As you can probably tell, I'm struggling with my room; it's very hard to place big speakers in it. Otherwise I'd buy Maggies or Vandersteens or JA Perspectives, etc, and be happy. And, to repeat, I know that the threshold for critical-listening speakers is subjective. I'm asking for opinions and experiences!
northman

Showing 2 responses by hce1

Let me address your question more directly: yes you can enjoy fully a stand-mounted speaker. While I had doubts  similar to those you expressed, I am completely satisfied with long-term critical listening experiences using the reference 3A speakers mounted the company’s wonderfully whimsical and height adjustable stands. 
I  used to have a much larger listening room in a much larger home, and spent a lot of time with two of the floor standers you mentioned, Maggie 1.6s and Vandersteen 2a signatures, driven by fully modified Counterpoint amp and pre-amp.
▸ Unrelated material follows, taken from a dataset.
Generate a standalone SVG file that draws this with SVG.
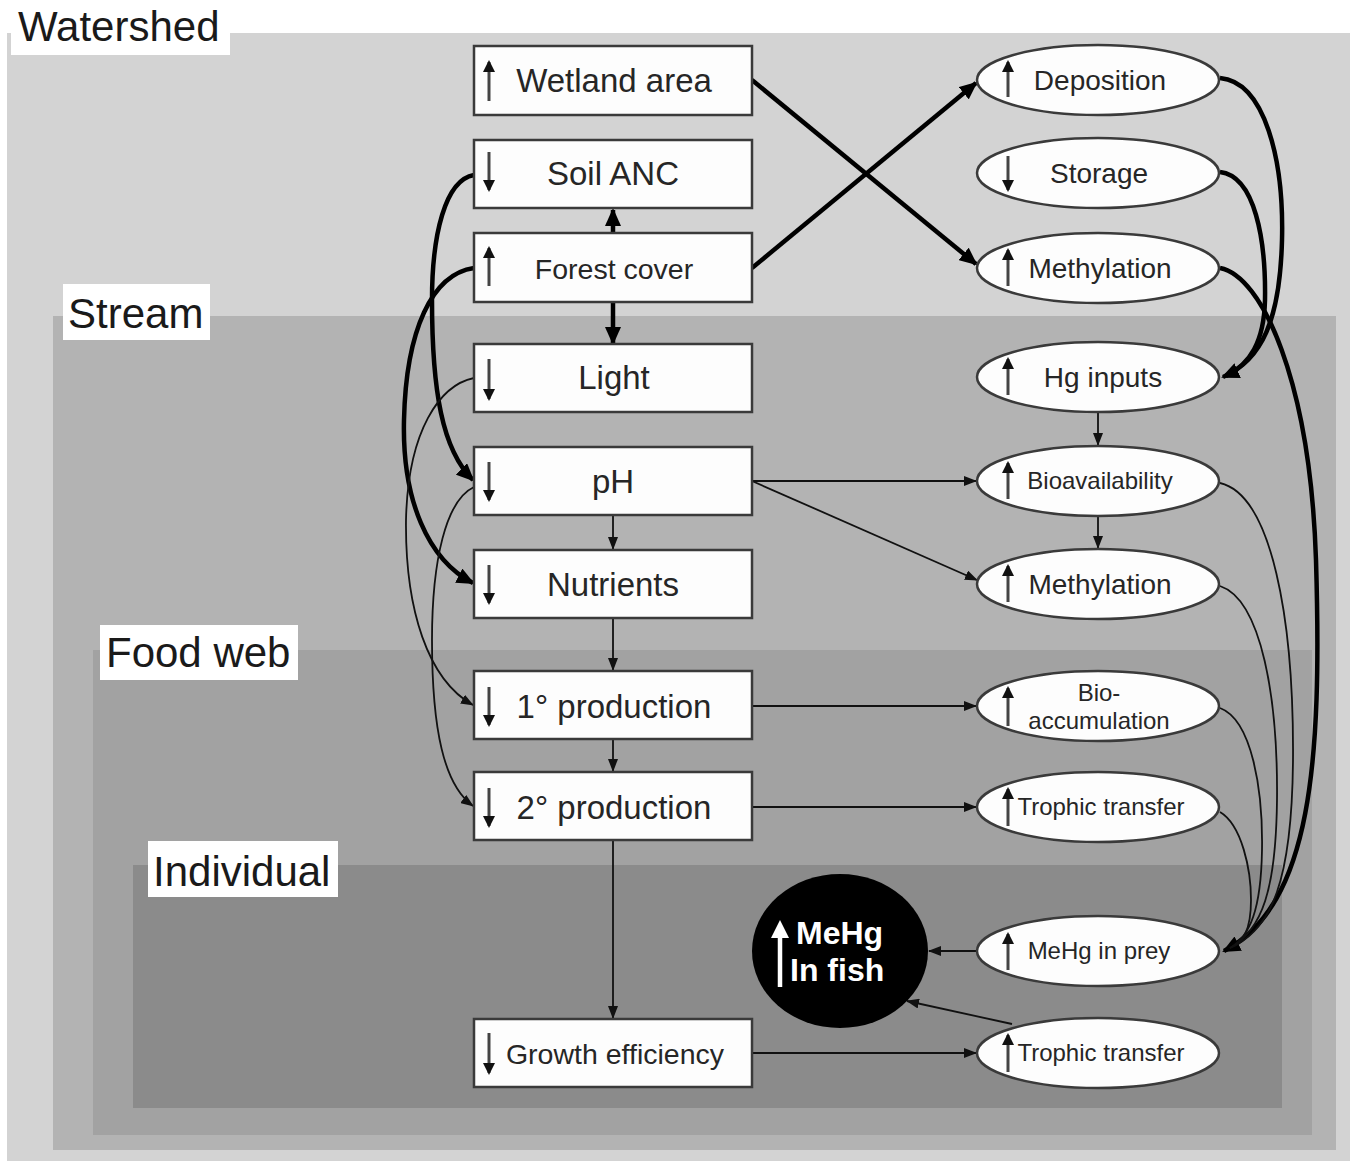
<svg xmlns="http://www.w3.org/2000/svg" width="1357" height="1161" viewBox="0 0 1357 1161">
<defs>
<style>
.lbl{font-family:"Liberation Sans",Arial,sans-serif;font-size:42px;fill:#1a1a1a}
.lblbox{fill:#fff}
.box{fill:#fdfdfd;stroke:#3a3a3a;stroke-width:2.5}
.ell{fill:#fdfdfd;stroke:#3a3a3a;stroke-width:2.5}
.t{font-family:"Liberation Sans",Arial,sans-serif;fill:#262626;text-anchor:middle}
.b33{font-size:33px}
.b29{font-size:28.5px}
.e28{font-size:28px}
.e24{font-size:24px}
.ia{stroke:#444;stroke-width:3;fill:none;marker-end:url(#ms)}
.thick{stroke:#000;stroke-width:4.5;fill:none}
.thin{stroke:#111;stroke-width:1.8;fill:none}
.ak{marker-end:url(#mk)}
.at{marker-end:url(#mt)}
.fish{font-family:"Liberation Sans",Arial,sans-serif;font-weight:bold;font-size:32px;fill:#fff}
</style>
<marker id="mk" markerUnits="userSpaceOnUse" markerWidth="18" markerHeight="16" refX="16" refY="8" orient="auto"><path d="M0,0 L18,8 L0,16 z" fill="#000"/></marker>
<marker id="mt" markerUnits="userSpaceOnUse" markerWidth="13" markerHeight="10" refX="12" refY="5" orient="auto"><path d="M0,0 L13,5 L0,10 z" fill="#111"/></marker>
<marker id="ms" markerUnits="userSpaceOnUse" markerWidth="12" markerHeight="12" refX="10" refY="6" orient="auto"><path d="M0,0 L12,6 L0,12 z" fill="#111"/></marker>
</defs>
<rect x="0" y="0" width="1357" height="1161" fill="#fff"/>
<g id="regions">
<rect id="watershed" x="7" y="33" width="1343" height="1128" fill="#d3d3d3"/>
<rect id="stream" x="53" y="316" width="1283" height="834" fill="#b3b3b3"/>
<rect id="foodweb" x="93" y="650" width="1219" height="485" fill="#a2a2a2"/>
<rect id="individual" x="133" y="865" width="1149" height="243" fill="#8b8b8b"/>
<rect class="lblbox" x="11" y="6" width="219" height="49"/>
<text class="lbl" x="18" y="41">Watershed</text>
<rect class="lblbox" x="63" y="284" width="147" height="56"/>
<text class="lbl" x="68" y="328">Stream</text>
<rect class="lblbox" x="100" y="625" width="198" height="55"/>
<text class="lbl" x="106" y="667">Food web</text>
<rect class="lblbox" x="148" y="841" width="190" height="56"/>
<text class="lbl" x="153" y="886">Individual</text>
</g>
<g id="connectors">
<line class="thick ak" x1="752" y1="80" x2="976" y2="264"/>
<line class="thick ak" x1="752" y1="268" x2="976" y2="83"/>
<line class="thick ak" x1="613" y1="233" x2="613" y2="210"/>
<line class="thick ak" x1="613" y1="302" x2="613" y2="343"/>
<path class="thick ak" d="M474,175 C445,180 432,235 432,300 C432,390 442,450 473,480"/>
<path class="thick ak" d="M474,268 C432,274 406,330 404,420 C402,500 428,560 473,583"/>
<path class="thin at" d="M474,378 C440,385 408,430 406,520 C405,610 428,680 473,705"/>
<path class="thin at" d="M474,487 C446,500 432,560 432,640 C432,730 444,785 473,806"/>
<line class="thin at" x1="613" y1="515" x2="613" y2="549"/>
<line class="thin at" x1="613" y1="618" x2="613" y2="670"/>
<line class="thin at" x1="613" y1="739" x2="613" y2="771"/>
<line class="thin at" x1="613" y1="840" x2="613" y2="1018"/>
<line class="thin at" x1="752" y1="481" x2="976" y2="481"/>
<line class="thin at" x1="752" y1="481" x2="977" y2="580"/>
<line class="thin at" x1="752" y1="706" x2="976" y2="706"/>
<line class="thin at" x1="752" y1="807" x2="976" y2="807"/>
<line class="thin at" x1="752" y1="1053" x2="976" y2="1053"/>
<line class="thin at" x1="1098" y1="412" x2="1098" y2="445"/>
<line class="thin at" x1="1098" y1="516" x2="1098" y2="548"/>
<line class="thin at" x1="977" y1="951" x2="929" y2="951"/>
<line class="thin at" x1="1012" y1="1024" x2="907" y2="1001"/>
<path class="thick ak" d="M1220,78 C1265,82 1284,160 1282,240 C1280,320 1262,360 1223,377"/>
<path class="thick" d="M1220,172 C1255,176 1266,240 1265,300 C1264,342 1250,364 1226,376"/>
<path class="thick ak" d="M1220,268 C1262,276 1310,380 1316,560 C1322,760 1312,905 1224,951"/>
<path class="thin" d="M1220,483 C1272,495 1294,620 1293,760 C1292,880 1272,930 1230,948"/>
<path class="thin" d="M1220,586 C1262,600 1278,700 1277,800 C1276,890 1262,930 1230,948"/>
<path class="thin" d="M1220,708 C1252,720 1263,790 1262,850 C1261,910 1250,936 1230,948"/>
<path class="thin" d="M1220,812 C1242,825 1251,870 1251,900 C1251,930 1243,943 1230,948"/>
</g>
<g id="n-wetland"><rect class="box" x="474" y="46" width="278" height="69"/><line class="ia" x1="489" y1="101" x2="489" y2="62"/><text class="t b33" x="614" y="92">Wetland area</text></g>
<g id="n-soilanc"><rect class="box" x="474" y="140" width="278" height="68"/><line class="ia" x1="489" y1="152" x2="489" y2="190"/><text class="t b33" x="613" y="185">Soil ANC</text></g>
<g id="n-forest"><rect class="box" x="474" y="233" width="278" height="69"/><line class="ia" x1="489" y1="286" x2="489" y2="248"/><text class="t b29" x="614" y="279">Forest cover</text></g>
<g id="n-light"><rect class="box" x="474" y="344" width="278" height="68"/><line class="ia" x1="489" y1="359" x2="489" y2="399"/><text class="t b33" x="614" y="389">Light</text></g>
<g id="n-ph"><rect class="box" x="474" y="447" width="278" height="68"/><line class="ia" x1="489" y1="462" x2="489" y2="500"/><text class="t b33" x="613" y="493">pH</text></g>
<g id="n-nutrients"><rect class="box" x="474" y="550" width="278" height="68"/><line class="ia" x1="489" y1="565" x2="489" y2="603"/><text class="t b33" x="613" y="596">Nutrients</text></g>
<g id="n-prod1"><rect class="box" x="474" y="671" width="278" height="68"/><line class="ia" x1="489" y1="687" x2="489" y2="725"/><text class="t b33" x="614" y="718">1° production</text></g>
<g id="n-prod2"><rect class="box" x="474" y="772" width="278" height="68"/><line class="ia" x1="489" y1="788" x2="489" y2="826"/><text class="t b33" x="614" y="819">2° production</text></g>
<g id="n-growth"><rect class="box" x="474" y="1019" width="278" height="68"/><line class="ia" x1="489" y1="1033" x2="489" y2="1073"/><text class="t b29" x="615" y="1064">Growth efficiency</text></g>
<g id="n-deposition"><ellipse class="ell" cx="1098" cy="80" rx="121" ry="35"/><line class="ia" x1="1008" y1="97" x2="1008" y2="62"/><text class="t e28" x="1100" y="90">Deposition</text></g>
<g id="n-storage"><ellipse class="ell" cx="1098" cy="173" rx="121" ry="35"/><line class="ia" x1="1008" y1="156" x2="1008" y2="190"/><text class="t e28" x="1099" y="183">Storage</text></g>
<g id="n-methyl1"><ellipse class="ell" cx="1098" cy="268" rx="121" ry="35"/><line class="ia" x1="1008" y1="286" x2="1008" y2="250"/><text class="t e28" x="1100" y="278">Methylation</text></g>
<g id="n-hginputs"><ellipse class="ell" cx="1098" cy="377" rx="121" ry="35"/><line class="ia" x1="1008" y1="395" x2="1008" y2="359"/><text class="t e28" x="1103" y="387">Hg inputs</text></g>
<g id="n-bioavail"><ellipse class="ell" cx="1098" cy="481" rx="121" ry="35"/><line class="ia" x1="1008" y1="499" x2="1008" y2="463"/><text class="t e24" x="1100" y="489">Bioavailability</text></g>
<g id="n-methyl2"><ellipse class="ell" cx="1098" cy="584" rx="121" ry="35"/><line class="ia" x1="1008" y1="602" x2="1008" y2="566"/><text class="t e28" x="1100" y="594">Methylation</text></g>
<g id="n-bioacc"><ellipse class="ell" cx="1098" cy="706" rx="121" ry="35"/><line class="ia" x1="1008" y1="726" x2="1008" y2="688"/><text class="t e24" x="1099" y="701">Bio-</text><text class="t e24" x="1099" y="729">accumulation</text></g>
<g id="n-trophic1"><ellipse class="ell" cx="1098" cy="807" rx="121" ry="35"/><line class="ia" x1="1008" y1="826" x2="1008" y2="789"/><text class="t e24" x="1101" y="815">Trophic transfer</text></g>
<g id="n-prey"><ellipse class="ell" cx="1098" cy="951" rx="121" ry="35"/><line class="ia" x1="1008" y1="970" x2="1008" y2="934"/><text class="t e24" x="1099" y="959">MeHg in prey</text></g>
<g id="n-trophic2"><ellipse class="ell" cx="1098" cy="1053" rx="121" ry="35"/><line class="ia" x1="1008" y1="1072" x2="1008" y2="1035"/><text class="t e24" x="1101" y="1061">Trophic transfer</text></g>
<g id="n-fish"><ellipse cx="840" cy="951" rx="88" ry="77" fill="#000"/><line x1="780" y1="987" x2="780" y2="935" stroke="#fff" stroke-width="4.5"/><path d="M771,938 L780,920 L789,938 z" fill="#fff"/><text class="fish" x="796" y="944">MeHg</text><text class="fish" x="790" y="981">In fish</text></g>
</svg>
Six or seven years ago my wife and I downsized to a condo in which I simply haven’t room for a system like that. I  bought a full service integrated amp, with both phono section and dac, and bookshelf speakers. I spent a tremendous amount of time auditioning speakers at regional stores and two AXPONA shows. I settled on a pair Reference 3a MM de Capos, which are time corrected like the Vandersteens. I think they share many qualities with them as well as with the Maggies. Of course, you sacrifice the soundstage, but, with a small sub, they produce a similarly smooth, natural, even believable musical landscape. I encourage you to seek out opportunity to audition them.